GIVEN EXERCISE:
Take the listing from its first line through the line that contains "const bYTicks = [1e5, 1e0, 1e-5, 1e-10, 1e-15];" and please retype those lines exactly, leaving out the pictures.
— Begin PROVIDED MATERIAL —
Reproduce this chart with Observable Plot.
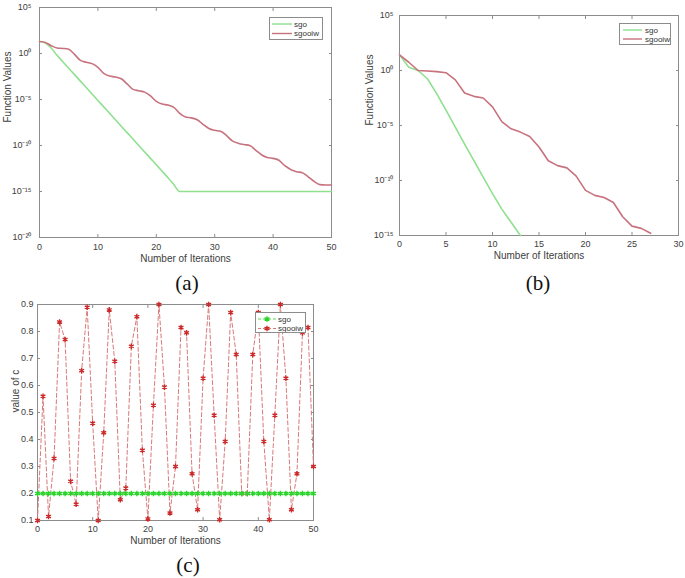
<!DOCTYPE html>
<html><head><meta charset="utf-8">
<script src="https://cdn.jsdelivr.net/npm/d3@7"></script>
<script src="https://cdn.jsdelivr.net/npm/@observablehq/plot@0.6"></script>
<style>
html,body{margin:0;padding:0;background:#fff;}
body{width:685px;height:578px;position:relative;overflow:hidden;font-family:"Liberation Sans",Arial,sans-serif;}
.panel{position:absolute;}
.cap{position:absolute;font-family:"Liberation Serif","Times New Roman",serif;font-size:21px;color:#111;transform:translate(-50%,-50%);line-height:1;}
.legend{position:absolute;background:#fff;border:1px solid #8c8c8c;box-sizing:border-box;}
.legend svg{display:block;}
</style></head><body>
<script>
// ---------- data ----------
const seriesNames = ["sgo", "sgooiw"];

// (a) function values, stored as log10 exponents, iteration = index (0..50)
const aSgoLog10 = [1.3, 1.15, 0.6, -0.2, -0.9, -1.6, -2.3, -3.0, -3.7, -4.4,
  -5.1, -5.8, -6.5, -7.2, -7.9, -8.6, -9.3, -10.0, -10.7, -11.4,
  -12.1, -12.8, -13.5, -14.25, -15, -15, -15, -15, -15, -15,
  -15, -15, -15, -15, -15, -15, -15, -15, -15, -15,
  -15, -15, -15, -15, -15, -15, -15, -15, -15, -15, -15];
const aSgooiwLog10 = [1.3, 1.2, 0.85, 0.6, 0.55, 0.45, -0.1, -0.75, -0.95, -1.1,
  -1.5, -2.15, -2.45, -2.55, -2.75, -3.3, -3.9, -4.05, -4.2, -4.6,
  -5.2, -5.5, -5.6, -5.85, -6.5, -6.9, -7.0, -7.2, -7.7, -8.15,
  -8.35, -8.45, -8.9, -9.5, -9.75, -9.9, -10.0, -10.5, -11.0, -11.3,
  -11.4, -11.6, -12.2, -12.6, -12.85, -12.95, -13.4, -13.9, -14.25, -14.3, -14.3];
const aXTicks = [0, 10, 20, 30, 40, 50];
const aYTicks = [1e5, 1e0, 1e-5, 1e-10, 1e-15, 1e-20];

// (b)
const bSgoLog10 = [1.42, 0.3, 0.0, -0.75, -2.1, -3.6, -5.15, -6.7, -8.2, -9.7, -11.2, -12.6, -13.8, -15];
const bSgooiwLog10 = [1.42, 0.75, 0.0, -0.05, -0.1, -0.2, -0.85, -2.05, -2.35, -2.5,
  -3.3, -4.65, -5.3, -5.6, -6.0, -6.95, -8.2, -8.65, -8.85, -9.6,
  -10.9, -11.35, -11.55, -12.0, -13.3, -14.15, -14.35, -14.8];
const bXTicks = [0, 5, 10, 15, 20, 25, 30];
const bYTicks = [1e5, 1e0, 1e-5, 1e-10, 1e-15];

// (c) value of c
const cSgo = [0.2, 0.2, 0.2, 0.2, 0.2, 0.2, 0.2, 0.2, 0.2, 0.2,
  0.2, 0.2, 0.2, 0.2, 0.2, 0.2, 0.2, 0.2, 0.2, 0.2,
  0.2, 0.2, 0.2, 0.2, 0.2, 0.2, 0.2, 0.2, 0.2, 0.2,
  0.2, 0.2, 0.2, 0.2, 0.2, 0.2, 0.2, 0.2, 0.2, 0.2,
  0.2, 0.2, 0.2, 0.2, 0.2, 0.2, 0.2, 0.2, 0.2, 0.2, 0.2];
const cSgooiw = [0.10, 0.56, 0.115, 0.33, 0.835, 0.77, 0.245, 0.16, 0.655, 0.89,
  0.46, 0.10, 0.425, 0.88, 0.69, 0.177, 0.22, 0.745, 0.855, 0.36,
  0.106, 0.527, 0.90, 0.594, 0.128, 0.30, 0.815, 0.795, 0.273, 0.14,
  0.627, 0.90, 0.49, 0.103, 0.393, 0.87, 0.715, 0.20, 0.20, 0.715,
  0.87, 0.393, 0.103, 0.49, 0.90, 0.627, 0.14, 0.273, 0.795, 0.815, 0.30];
const cXTicks = [0, 10, 20, 30, 40, 50];
const cYTicks = [0.1, 0.2, 0.3, 0.4, 0.5, 0.6, 0.7, 0.8, 0.9];

const xLabel = "Number of Iterations";
const yLabelAB = "Function Values";
const yLabelC = "value of c";
const captions = ["(a)", "(b)", "(c)"];

// ---------- styling ----------
const GREEN = "#8fe08f", RED = "#c8727e";
const C_GREEN_LINE = "#55dd55", C_GREEN_MK = "#2bd42b";
const C_RED_LINE = "#d97a7a", C_RED_MK = "#cc2a2a";
const FRAME = "#8c8c8c", TEXT = "#404040";

const sup = {"-": "\u207B", "0": "\u2070", "1": "\u00B9", "2": "\u00B2", "3": "\u00B3", "4": "\u2074", "5": "\u2075", "6": "\u2076", "7": "\u2077", "8": "\u2078", "9": "\u2079"};
const pow10 = d => "10" + String(Math.round(Math.log10(d))).split("").map(c => sup[c]).join("");
const rows = (arr, f = v => v) => arr.map((v, i) => ({x: i, y: f(v)}));
const exp10 = v => Math.pow(10, v);
const blank = () => "";

function axes(xt, yt, yfmt, ypad, xpad) {
  return [
    Plot.frame({stroke: FRAME, strokeWidth: 1}),
    Plot.axisX(xt, {anchor: "bottom", tickSize: -3, tickPadding: xpad, stroke: FRAME, fill: TEXT, label: null, fontSize: 9}),
    Plot.axisX(xt, {anchor: "top", tickSize: -3, tickFormat: blank, stroke: FRAME, label: null}),
    Plot.axisY(yt, {anchor: "left", tickSize: -3, tickPadding: ypad, tickFormat: yfmt, stroke: FRAME, fill: TEXT, label: null, fontSize: 9}),
    Plot.axisY(yt, {anchor: "right", tickSize: -3, tickFormat: blank, stroke: FRAME, label: null})
  ];
}
const baseStyle = {fontFamily: "'Liberation Sans', Arial, sans-serif", fontSize: "9px", color: TEXT, background: "transparent", overflow: "visible"};

function place(svg, left, top) {
  const d = document.createElement("div");
  d.className = "panel"; d.style.left = left + "px"; d.style.top = top + "px";
  d.appendChild(svg); document.body.appendChild(d);
}

// ---------- (a) ----------
const plotA = Plot.plot({
  width: 340, height: 275, marginLeft: 39, marginRight: 9, marginTop: 7, marginBottom: 38,
  style: baseStyle,
  x: {domain: [0, 50]},
  y: {type: "log", domain: [1e-20, 1e5]},
  marks: [
    ...axes(aXTicks, aYTicks, pow10, 11, 9),
    Plot.line(rows(aSgoLog10, exp10), {x: "x", y: "y", stroke: GREEN, strokeWidth: 1.6, curve: "monotone-x"}),
    Plot.line(rows(aSgooiwLog10, exp10), {x: "x", y: "y", stroke: RED, strokeWidth: 1.6, curve: "monotone-x"}),
    Plot.text([xLabel], {frameAnchor: "bottom", dy: 24, fontSize: 10, fill: TEXT}),
    Plot.text([yLabelAB], {frameAnchor: "left", rotate: -90, dx: -32, fontSize: 10, fill: TEXT})
  ]
});
place(plotA, 0, 0);

// ---------- (b) ----------
const plotB = Plot.plot({
  width: 340, height: 275, marginLeft: 54, marginRight: 7, marginTop: 15, marginBottom: 40,
  style: baseStyle,
  x: {domain: [0, 30]},
  y: {type: "log", domain: [1e-15, 1e5]},
  marks: [
    ...axes(bXTicks, bYTicks, pow10, 9, 8),
    Plot.line(rows(bSgoLog10, exp10), {x: "x", y: "y", stroke: GREEN, strokeWidth: 1.6}),
    Plot.line(rows(bSgooiwLog10, exp10), {x: "x", y: "y", stroke: RED, strokeWidth: 1.6}),
    Plot.text([xLabel], {frameAnchor: "bottom", dy: 23, fontSize: 10, fill: TEXT}),
    Plot.text([yLabelAB], {frameAnchor: "left", rotate: -90, dx: -30, fontSize: 10, fill: TEXT})
  ]
});
place(plotB, 345, 0);

// ---------- (c) ----------
const plotC = Plot.plot({
  width: 340, height: 290, marginLeft: 37, marginRight: 27, marginTop: 24, marginBottom: 50,
  style: baseStyle,
  x: {domain: [0, 50]},
  y: {domain: [0.1, 0.9]},
  marks: [
    ...axes(cXTicks, cYTicks, d3.format(".1f"), 7, 8),
    Plot.line(rows(cSgooiw), {x: "x", y: "y", stroke: C_RED_LINE, strokeWidth: 1, strokeDasharray: "4,2.5"}),
    Plot.dot(rows(cSgooiw), {x: "x", y: "y", symbol: "asterisk", stroke: C_RED_MK, r: 2.6, strokeWidth: 1.4}),
    Plot.line(rows(cSgo), {x: "x", y: "y", stroke: C_GREEN_LINE, strokeWidth: 1, strokeDasharray: "4,2.5"}),
    Plot.dot(rows(cSgo), {x: "x", y: "y", symbol: "asterisk", stroke: C_GREEN_MK, r: 2.6, strokeWidth: 1.4}),
    Plot.text([xLabel], {frameAnchor: "bottom", dy: 23, fontSize: 10, fill: TEXT}),
    Plot.text([yLabelC], {frameAnchor: "left", rotate: -90, dx: -22, fontSize: 10, fill: TEXT})
  ]
});
place(plotC, 0, 280);

// ---------- legends ----------
function legend(left, top, w, h, items) {
  const d = document.createElement("div");
  d.className = "legend";
  Object.assign(d.style, {left: left + "px", top: top + "px", width: w + "px", height: h + "px"});
  const svg = d3.create("svg").attr("width", w - 2).attr("height", h - 2);
  items.forEach((it) => {
    const y = it.y;
    svg.append("line").attr("x1", it.x1).attr("x2", it.x2).attr("y1", y).attr("y2", y)
      .attr("stroke", it.color).attr("stroke-width", it.width || 1.4)
      .attr("stroke-dasharray", it.dash || null);
    if (it.marker) {
      const sym = d3.symbol(d3.symbolAsterisk, 22)();
      svg.append("path").attr("d", sym).attr("transform", `translate(${(it.x1 + it.x2) / 2},${y})`)
        .attr("stroke", it.marker).attr("stroke-width", 1.4).attr("fill", "none");
    }
    svg.append("text").attr("x", it.tx).attr("y", y).attr("dy", "0.35em")
      .attr("font-size", 8).attr("fill", "#333").attr("font-family", "'Liberation Sans', Arial, sans-serif")
      .text(it.label);
  });
  d.appendChild(svg.node());
  document.body.appendChild(d);
}
legend(269, 17, 54, 23, [
  {label: seriesNames[0], color: GREEN, x1: 2, x2: 22, tx: 24, y: 6},
  {label: seriesNames[1], color: RED, x1: 2, x2: 22, tx: 24, y: 15.5}
]);
legend(619, 23, 52, 22, [
  {label: seriesNames[0], color: GREEN, x1: 3, x2: 22, tx: 25, y: 6},
  {label: seriesNames[1], color: RED, x1: 3, x2: 22, tx: 25, y: 15}
]);
legend(255, 312, 51, 21, [
  {label: seriesNames[0], color: C_GREEN_LINE, marker: C_GREEN_MK, dash: "3,2", width: 1, x1: 2, x2: 20, tx: 22, y: 6},
  {label: seriesNames[1], color: C_RED_LINE, marker: C_RED_MK, dash: "3,2", width: 1, x1: 2, x2: 20, tx: 22, y: 15.5}
]);

// ---------- captions ----------
[[captions[0], 187, 283], [captions[1], 538, 283], [captions[2], 188, 565]].forEach(([t, x, y]) => {
  const d = document.createElement("div");
  d.className = "cap"; d.textContent = t;
  d.style.left = x + "px"; d.style.top = y + "px";
  document.body.appendChild(d);
});
</script>
</body></html>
— End PROVIDED MATERIAL —
RESULT FOR THIS EXERCISE:
Reproduce this chart with Observable Plot.
<!DOCTYPE html>
<html><head><meta charset="utf-8">
<script src="https://cdn.jsdelivr.net/npm/d3@7"></script>
<script src="https://cdn.jsdelivr.net/npm/@observablehq/plot@0.6"></script>
<style>
html,body{margin:0;padding:0;background:#fff;}
body{width:685px;height:578px;position:relative;overflow:hidden;font-family:"Liberation Sans",Arial,sans-serif;}
.panel{position:absolute;}
.cap{position:absolute;font-family:"Liberation Serif","Times New Roman",serif;font-size:21px;color:#111;transform:translate(-50%,-50%);line-height:1;}
.legend{position:absolute;background:#fff;border:1px solid #8c8c8c;box-sizing:border-box;}
.legend svg{display:block;}
</style></head><body>
<script>
// ---------- data ----------
const seriesNames = ["sgo", "sgooiw"];

// (a) function values, stored as log10 exponents, iteration = index (0..50)
const aSgoLog10 = [1.3, 1.15, 0.6, -0.2, -0.9, -1.6, -2.3, -3.0, -3.7, -4.4,
  -5.1, -5.8, -6.5, -7.2, -7.9, -8.6, -9.3, -10.0, -10.7, -11.4,
  -12.1, -12.8, -13.5, -14.25, -15, -15, -15, -15, -15, -15,
  -15, -15, -15, -15, -15, -15, -15, -15, -15, -15,
  -15, -15, -15, -15, -15, -15, -15, -15, -15, -15, -15];
const aSgooiwLog10 = [1.3, 1.2, 0.85, 0.6, 0.55, 0.45, -0.1, -0.75, -0.95, -1.1,
  -1.5, -2.15, -2.45, -2.55, -2.75, -3.3, -3.9, -4.05, -4.2, -4.6,
  -5.2, -5.5, -5.6, -5.85, -6.5, -6.9, -7.0, -7.2, -7.7, -8.15,
  -8.35, -8.45, -8.9, -9.5, -9.75, -9.9, -10.0, -10.5, -11.0, -11.3,
  -11.4, -11.6, -12.2, -12.6, -12.85, -12.95, -13.4, -13.9, -14.25, -14.3, -14.3];
const aXTicks = [0, 10, 20, 30, 40, 50];
const aYTicks = [1e5, 1e0, 1e-5, 1e-10, 1e-15, 1e-20];

// (b)
const bSgoLog10 = [1.42, 0.3, 0.0, -0.75, -2.1, -3.6, -5.15, -6.7, -8.2, -9.7, -11.2, -12.6, -13.8, -15];
const bSgooiwLog10 = [1.42, 0.75, 0.0, -0.05, -0.1, -0.2, -0.85, -2.05, -2.35, -2.5,
  -3.3, -4.65, -5.3, -5.6, -6.0, -6.95, -8.2, -8.65, -8.85, -9.6,
  -10.9, -11.35, -11.55, -12.0, -13.3, -14.15, -14.35, -14.8];
const bXTicks = [0, 5, 10, 15, 20, 25, 30];
const bYTicks = [1e5, 1e0, 1e-5, 1e-10, 1e-15];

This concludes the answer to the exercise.